HTTP Throughput with curl

Runs an HTTP download from a client to a server through a multi-hop Nextmini dataplane.

This example shows how to send real traffic across a path of Nextmini dataplane nodes using a familiar curl transfer.

The container layout is intentionally simple: one external client, one external server, and three internal dataplane nodes by default. The client sends requests through a SOCKS5 proxy on the first dataplane node (172.16.8.5:8081) and the server responds from /large_test.dat on port 8080.

The route is explicitly defined so the path is deterministic. In this default setup, the configured path is:

1 -> 2 -> 3 -> 4 -> 5

where 1 is the external client, 2..4 are the dataplane nodes, and 5 is the external server.

Run this example

From the repository root, open a shell in examples/curl:

cd examples/curl

Build and launch everything in one terminal:

docker compose build
docker compose up

docker compose build must run before the first launch so the local nextmini_datapath, nextmini_external_client, and nextmini_external_server images are current.

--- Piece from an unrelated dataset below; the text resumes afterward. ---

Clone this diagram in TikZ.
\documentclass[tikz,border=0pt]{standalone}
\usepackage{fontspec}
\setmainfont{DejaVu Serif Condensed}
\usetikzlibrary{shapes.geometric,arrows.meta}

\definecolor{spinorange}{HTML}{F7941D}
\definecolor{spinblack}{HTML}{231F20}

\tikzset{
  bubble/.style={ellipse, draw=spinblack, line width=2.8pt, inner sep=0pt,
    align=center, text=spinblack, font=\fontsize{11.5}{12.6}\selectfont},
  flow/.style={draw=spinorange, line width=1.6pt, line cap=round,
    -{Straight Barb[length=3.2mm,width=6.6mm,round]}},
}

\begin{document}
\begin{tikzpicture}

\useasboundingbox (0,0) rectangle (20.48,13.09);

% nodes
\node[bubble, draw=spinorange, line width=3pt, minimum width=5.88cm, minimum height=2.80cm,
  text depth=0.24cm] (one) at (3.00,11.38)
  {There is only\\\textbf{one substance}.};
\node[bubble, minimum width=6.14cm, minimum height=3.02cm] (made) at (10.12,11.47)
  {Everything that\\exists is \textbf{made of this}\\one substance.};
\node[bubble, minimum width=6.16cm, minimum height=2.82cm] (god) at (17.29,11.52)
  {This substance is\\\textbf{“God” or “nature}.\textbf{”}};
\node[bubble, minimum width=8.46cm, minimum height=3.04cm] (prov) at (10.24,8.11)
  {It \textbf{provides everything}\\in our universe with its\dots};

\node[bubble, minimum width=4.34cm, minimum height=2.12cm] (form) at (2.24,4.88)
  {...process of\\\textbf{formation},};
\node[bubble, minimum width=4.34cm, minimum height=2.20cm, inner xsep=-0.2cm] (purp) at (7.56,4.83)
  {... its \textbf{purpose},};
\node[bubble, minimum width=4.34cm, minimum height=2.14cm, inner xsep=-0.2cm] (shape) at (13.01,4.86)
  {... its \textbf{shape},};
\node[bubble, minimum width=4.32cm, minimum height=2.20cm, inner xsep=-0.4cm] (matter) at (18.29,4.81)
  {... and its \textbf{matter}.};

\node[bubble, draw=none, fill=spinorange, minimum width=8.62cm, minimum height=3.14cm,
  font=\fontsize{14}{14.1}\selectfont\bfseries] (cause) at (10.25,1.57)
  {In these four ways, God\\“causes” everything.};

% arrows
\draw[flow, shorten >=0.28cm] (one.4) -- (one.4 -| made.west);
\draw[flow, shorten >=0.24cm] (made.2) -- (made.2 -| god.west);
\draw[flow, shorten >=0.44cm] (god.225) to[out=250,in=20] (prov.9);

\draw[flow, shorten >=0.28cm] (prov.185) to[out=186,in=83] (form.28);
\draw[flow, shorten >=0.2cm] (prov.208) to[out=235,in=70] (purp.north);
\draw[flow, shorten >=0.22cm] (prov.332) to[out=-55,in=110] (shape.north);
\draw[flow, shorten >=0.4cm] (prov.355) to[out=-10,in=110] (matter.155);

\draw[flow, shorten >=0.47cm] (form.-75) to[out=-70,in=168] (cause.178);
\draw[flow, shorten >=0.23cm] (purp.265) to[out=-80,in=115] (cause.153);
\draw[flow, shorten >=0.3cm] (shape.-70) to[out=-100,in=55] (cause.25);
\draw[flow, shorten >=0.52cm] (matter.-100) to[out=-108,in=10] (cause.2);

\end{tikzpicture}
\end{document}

When startup is complete, external_client prints metrics from its curl run after a short warm-up.

If you see an address-space conflict from Docker networking, clean up stale networks and volumes first:

docker system prune -a

What happens under the hood

The runtime behavior is driven by two generated files plus one static configuration:

  • docker-compose.yml: defines the client, server, controller, Postgres, and each dataplane node service.
  • controller-config.toml: supplies the explicit route as route = [1, 2, 3, ...].
  • src/client.sh: waits briefly, then runs:
    • a SOCKS5 proxied curl call,
    • performance output via -w,
    • an optional throughput conversion to Gbps.

The default composition has one client, one server, and three dataplane nodes. Every run follows this fixed startup shape:

  1. Controller starts and opens the WebSocket endpoint.
  2. Each dataplane node boots after its predecessor to avoid connection churn.
  3. The client starts after the chain is available.
  4. The server exposes a large file locally and stays serving it.

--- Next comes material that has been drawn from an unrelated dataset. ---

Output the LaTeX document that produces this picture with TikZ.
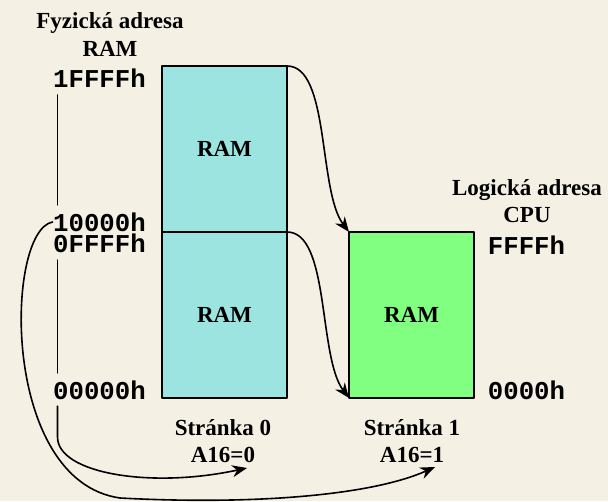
\documentclass[tikz,border=0pt]{standalone}
\usepackage{fontspec}
\setmainfont{Liberation Serif}
\newfontfamily\hexfont{Liberation Mono}
\usetikzlibrary{arrows.meta}
\definecolor{bgpaper}{RGB}{245,240,228}
\definecolor{ramcyan}{RGB}{156,228,224}
\definecolor{ramgreen}{RGB}{128,255,128}
\begin{document}
\begin{tikzpicture}[x=1pt, y=1pt, line join=round, line cap=round, >={Stealth[length=15pt,width=12pt]},
	lbl/.style={font=\fontsize{23}{27.5}\selectfont\bfseries, align=center, inner sep=1pt},
	hex/.style={font=\hexfont\fontsize{25.7}{26}\selectfont\bfseries, inner sep=0.5pt},
	rambox/.style={draw, line width=1.6pt, minimum width=125pt, minimum height=166pt, inner sep=0pt, outer sep=0pt, font=\fontsize{23}{27}\selectfont\bfseries},
	conn/.style={line width=1.6pt},
	tick/.style={line width=1.6pt, shorten <=7pt, shorten >=7pt}]
	\def\w{608}
	\def\h{501}
	\useasboundingbox (0,0) rectangle (\w,\h);
	\fill[bgpaper] (0,0) rectangle (\w,\h);
	\node[rambox, fill=ramcyan] (ramhi) at (224.5,352) {RAM};
	\node[rambox, fill=ramcyan] (ramlo) at (224.5,186) {RAM};
	\node[rambox, fill=ramgreen] (ramcpu) at (411.5,186) {RAM};
	\node[lbl] (fyz) at (110,466.5) {Fyzická adresa\\RAM};
	\node[lbl] (log) at (527,300) {Logická adresa\\CPU};
	\node[lbl] (pg0) at (223,60) {Stránka 0\\A16=0};
	\node[lbl] (pg1) at (412,60) {Stránka 1\\A16=1};
	\node[hex] (adr1f) at (99.5,423) {1FFFFh};
	\node[hex] (adr10) at (99.5,279) {10000h};
	\node[hex] (adr0f) at (99.5,258) {0FFFFh};
	\node[hex] (adr00) at (99.5,111) {00000h};
	\node[hex] (cpuff) at (526.5,256) {FFFFh};
	\node[hex] (cpu00) at (526.5,111) {0000h};
	\coordinate (tip0) at (247,33);
	\coordinate (tip1) at (435,34);
	\draw[tick] ([xshift=5pt]adr1f.south west) -- ([xshift=5pt]adr10.north west);
	\draw[tick] ([xshift=5pt]adr0f.south west) -- ([xshift=5pt]adr00.north west);
	\draw[conn,->] (ramhi.north east) .. controls +(43,0) and +(-31,41) .. (ramcpu.north west);
	\draw[conn,->] (ramlo.north east) .. controls +(43,0) and +(-31,41) .. (ramcpu.south west);
	\draw[conn,->] ([xshift=5pt,yshift=-6pt]adr00.south west) -- ++(0,-31) .. controls +(0,-36) and +(-97,-21) .. (tip0);
	\draw[conn,->] (adr10.west) .. controls (5,270) and (0,20) .. (120,3) .. controls (250,-4) and (370,5) .. (tip1);
\end{tikzpicture}
\end{document}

The example includes a helper script to regenerate the topology for different hop counts:

python nodes.py --nodes 6

You can also use the short form:

python nodes.py -n 6

This command updates three files in place:

  • docker-compose.yml: adds nodes node2 to node7 for --nodes 6 (node2 starts at 172.16.8.5, node7 becomes 172.16.8.10, server moves to 172.16.8.11).
  • controller-config.toml: updates full_mesh_config.n_nodes and the route line so the route becomes 1, 2, 3, 4, 5, 6, 7, 8.
  • src/client.sh: updates the target server URL to match the new external server IP.

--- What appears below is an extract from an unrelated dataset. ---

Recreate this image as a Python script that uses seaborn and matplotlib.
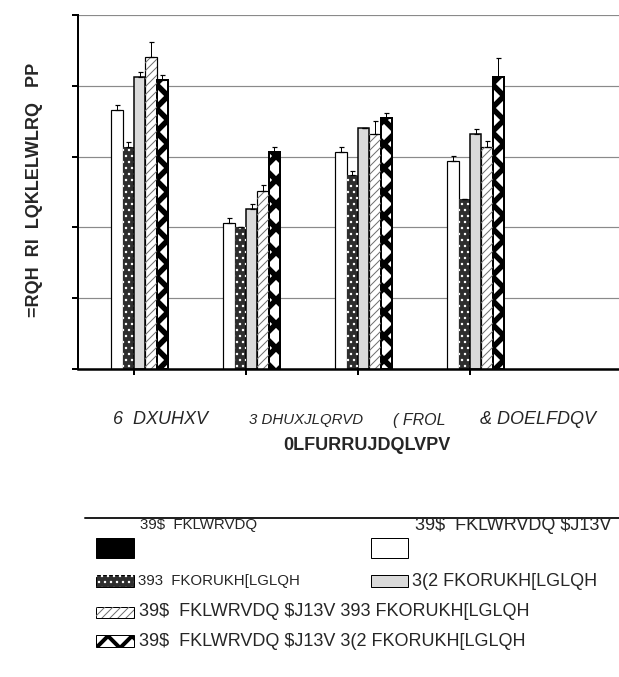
import matplotlib
matplotlib.use('Agg')
import matplotlib.pyplot as plt
import matplotlib.patches as mpatches
from matplotlib.lines import Line2D
from matplotlib.container import BarContainer
from matplotlib.transforms import blended_transform_factory
import seaborn as sns
import pandas as pd

# data (zone in mm)
organisms = ['6  DXUHXV', '3 DHUXJLQRVD', '( FROL', '& DOELFDQV']
series = ['39$  FKLWRVDQ', '39$  FKLWRVDQ $J13V', '393  FKORUKH[LGLQH', '3(2 FKORUKH[LGLQH',
          '39$  FKLWRVDQ $J13V 393 FKORUKH[LGLQH', '39$  FKLWRVDQ $J13V 3(2 FKORUKH[LGLQH']

pva_chitosan = [0, 0, 0, 0]
pva_agnps = [18.3, 10.3, 15.3, 14.7]
pvp_chx = [15.7, 10.0, 13.7, 12.0]
peo_chx = [20.6, 11.3, 17.0, 16.6]
pva_agnps_pvp = [22.0, 12.6, 16.6, 15.7]
pva_agnps_peo = [20.4, 15.3, 17.7, 20.6]

err_pva_chitosan = [0, 0, 0, 0]
err_pva_agnps = [0.35, 0.33, 0.35, 0.37]
err_pvp_chx = [0.31, 0, 0.3, 0]
err_peo_chx = [0.38, 0.35, 0, 0.38]
err_pva_agnps_pvp = [1.06, 0.42, 0.94, 0.37]
err_pva_agnps_peo = [0.33, 0.36, 0.35, 1.37]

values = [pva_chitosan, pva_agnps, pvp_chx, peo_chx, pva_agnps_pvp, pva_agnps_peo]
errors = [err_pva_chitosan, err_pva_agnps, err_pvp_chx, err_peo_chx, err_pva_agnps_pvp, err_pva_agnps_peo]

rows = []
for s, vals in zip(series, values):
    for org, v in zip(organisms, vals):
        rows.append({'organism': org, 'series': s, 'zone': v})
df = pd.DataFrame(rows)

# bar styles: face, edge, edge width, hatch, hatch colour, hatch width
styles = [
    ('black', 'black', 1.0, None, None, 1.0),
    ('white', 'black', 1.2, None, None, 1.0),
    ('#2e2e2e', '#2e2e2e', 1.0, '..', 'white', 1.2),
    ('#dadada', 'black', 1.5, None, None, 1.0),
    ('white', 'black', 1.2, '///', '#707070', 1.0),
    ('white', 'black', 2.0, 'x', 'black', 5.5),
]

sns.set_style('white')
plt.rcParams['font.family'] = ['Liberation Sans', 'DejaVu Sans']
plt.rcParams['text.parse_math'] = False
narrow = ['Liberation Sans Narrow', 'Liberation Sans', 'DejaVu Sans']

W, H = 619, 677
fig = plt.figure(figsize=(W / 72, H / 72), dpi=72)
ax = fig.add_axes([78 / W, 1 - 369 / H, (W - 78) / W, 354 / H])

sns.barplot(data=df, x='organism', y='zone', hue='series', order=organisms, hue_order=series,
            palette=[s[0] for s in styles], width=0.61, saturation=1, errorbar=None,
            legend=False, ax=ax)


def add_hatch(target, patch_src, hatch, color, hlw, transform=None):
    kw = {} if transform is None else {'transform': transform}
    with plt.rc_context({'hatch.linewidth': hlw}):
        r = mpatches.Rectangle((patch_src.get_x(), patch_src.get_y()), patch_src.get_width(),
                               patch_src.get_height(), fill=False, edgecolor=color, lw=0,
                               hatch=hatch, zorder=patch_src.get_zorder() + 0.1, **kw)
    if hasattr(r, 'set_hatch_linewidth'):
        r.set_hatch_linewidth(hlw)
    if transform is None:
        target.add_patch(r)
    else:
        target.add_artist(r)
    return r


bar_conts = [c for c in ax.containers if isinstance(c, BarContainer)]
for i, cont in enumerate(bar_conts):
    face, edge, lw, hatch, hcol, hlw = styles[i]
    xs, ys = [], []
    for p in cont.patches:
        p.set_facecolor(face)
        p.set_edgecolor(edge)
        p.set_linewidth(lw)
        if hatch:
            add_hatch(ax, p, hatch, hcol, hlw)
        xs.append(p.get_x() + p.get_width() / 2)
        ys.append(p.get_height())
    if i > 0:
        ax.errorbar(xs, ys, yerr=[[0] * len(xs), errors[i]], fmt='none', ecolor='black',
                    elinewidth=1, capsize=2.5, capthick=1.2, zorder=5)

ax.set_ylim(0, 25)
ax.set_yticks(range(0, 26, 5))
ax.set_xlim(-0.5, -0.5 + (W - 78) / 112)
ax.yaxis.grid(True, color='#8a8a8a', lw=1.2)
ax.set_axisbelow(True)
for side in ['top', 'right']:
    ax.spines[side].set_visible(False)
ax.spines['left'].set_linewidth(2)
ax.spines['bottom'].set_linewidth(2.5)
ax.spines['left'].set_color('black')
ax.spines['bottom'].set_color('black')
ax.tick_params(axis='y', direction='out', length=6, width=2, color='black', labelleft=False, left=True)
ax.tick_params(axis='x', direction='out', length=6, width=2, color='black', labelbottom=False, bottom=True)
ax.set_xlabel('')
ax.set_ylabel('')

# category labels (offset to the right like in the reference)
label_shift = [0.24, 0.536, 0.545, 0.607]
label_size = [18, 15, 16, 18]
tr = blended_transform_factory(ax.transData, fig.transFigure)
for i, org in enumerate(organisms):
    ax.text(i + label_shift[i], 1 - 420 / H, org, transform=tr, ha='center', va='center',
            fontsize=label_size[i], style='italic', family=narrow)

fig.text(367 / W, 1 - 445 / H, '0LFURRUJDQLVPV', ha='center', va='center', fontsize=18,
         weight='bold', family=narrow)
fig.text(35 / W, 1 - 190 / H, '=RQH  RI  LQKLELWLRQ   PP', ha='center', va='center',
         rotation=90, fontsize=18, weight='bold')

# legend
fig.add_artist(Line2D([85 / W, 1], [1 - 518 / H] * 2, color='#222222', lw=2, transform=fig.transFigure))
swatches = [(96, 538, 38, 20), (371, 538, 37, 20), (96, 575, 38, 12),
            (371, 575, 37, 12), (96, 607, 38, 11), (96, 635, 38, 12)]
texts = [(140, 525, 15, narrow), (415, 525, 18, None), (138, 581, 15, narrow),
         (412, 581, 18, None), (139, 612, 18, None), (139, 641, 18, None)]
for i, s in enumerate(series):
    face, edge, lw, hatch, hcol, hlw = styles[i]
    x, y, w, h = swatches[i]
    r = mpatches.Rectangle((x / W, 1 - (y + h) / H), w / W, h / H, facecolor=face,
                           edgecolor='black', lw=1.0, transform=fig.transFigure)
    fig.add_artist(r)
    if hatch:
        add_hatch(fig, r, hatch, hcol, min(hlw, 4.0), transform=fig.transFigure)
    tx, ty, fs, fam = texts[i]
    kw = {} if fam is None else {'family': fam}
    fig.text(tx / W, 1 - ty / H, s, ha='left', va='center', fontsize=fs, **kw)

plt.savefig('out.png', dpi=72)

Rebuild and relaunch after changing the topology:

docker compose build
docker compose up

The minimum supported value is --nodes 1. The helper uses fixed IPv4 space (172.16.8.0/24), so very large values will collide with subnet limits.

Reproducible checks

You can verify the active command path before starting:

rg '^route = ' controller-config.toml

You can inspect logs by service:

docker compose logs -f external_client
docker compose logs -f node2
docker compose logs -f external_server

You should see a successful download at least once in the client log, with an HTTP status and timing lines like:

--- Performance Metrics (Full Download) ---
HTTP Code: 200
Total Time: 0.00s
Download Speed: 1234567.89 bytes/sec
Content Length Downloaded: <bytes>
--- End Metrics ---

Tear down

When you are done, stop the example:

docker compose down

If you started it in the foreground, Ctrl+C in that terminal is also valid. This keeps the generated files in place so you can reproduce a new launch with the same shape.